The courses are silly. They study the interplay between physics and Argentinian fiction; heartbeats and music. Anyone sitting in on the class would be prone to laugh, if not from the the material than from it's presentation and the odd conversations that arise from such lunacy. Except that the students and professor aren't laughing. They've each gone though intensive training at their respective initiations to put on perfectly dead-pan performances. For the students it was their first meetings with the jokers. For the faculty it was when they signed a contract agreeing to work for what must be, and commonly was, described as an utterly ridiculous administration.
The administration, after all, would have to be run by a nut. For there is a spark of insanity in all good comedy. Whoever ran the place would have to be wackier than everyone else. Their decisions and actions would be designed to utterly flabbergast those who come in contact with, or feel the brunt of, them. Those working under them would have to blend their lunacy with capability, although the two would be parcelled at random. Some students wishing to find help would later wish to tear out their hair, while others felt a warm fuzzy afterglow after meeting with administrators.

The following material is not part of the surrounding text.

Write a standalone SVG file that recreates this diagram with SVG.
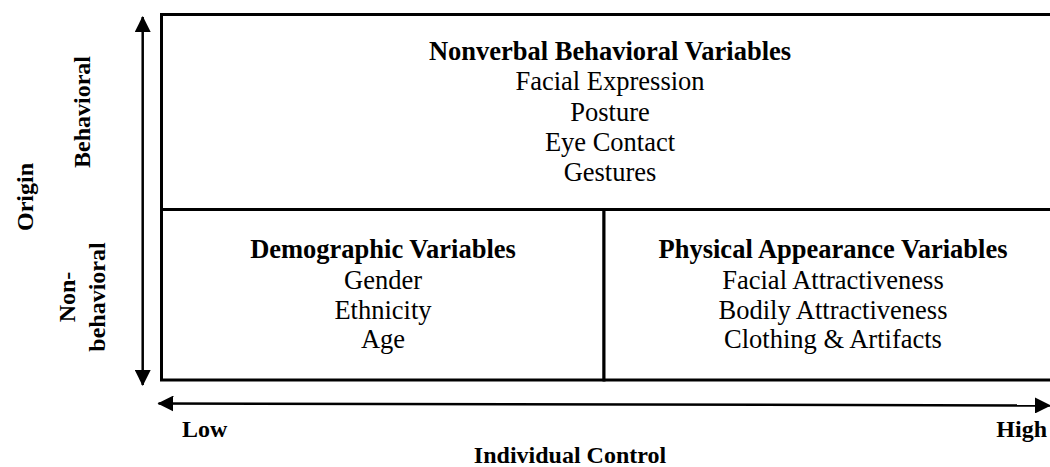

Financially the place would be precarious. There would have to be a calculated absurdity in their decisions. Lots of money would go to the random and meaningless, with enough going to the vitals just to keep them afloat. The whole institution would be lop-sided as a result. The students wouldn't find any of this funny, of course. After prolonged exposure to such humor they'd have become immune to it, and were merely practitioners of the craft. They would create the most fantastic and obviously ludicrous things, passing them off as serious and meaningful. Students would be like monks, so far into their world and craft that they didn't realize they were all just goofing around.
Could such a place exist in the real world? Would any faculty choose to teach there? What students would go to a school with such policies and actions?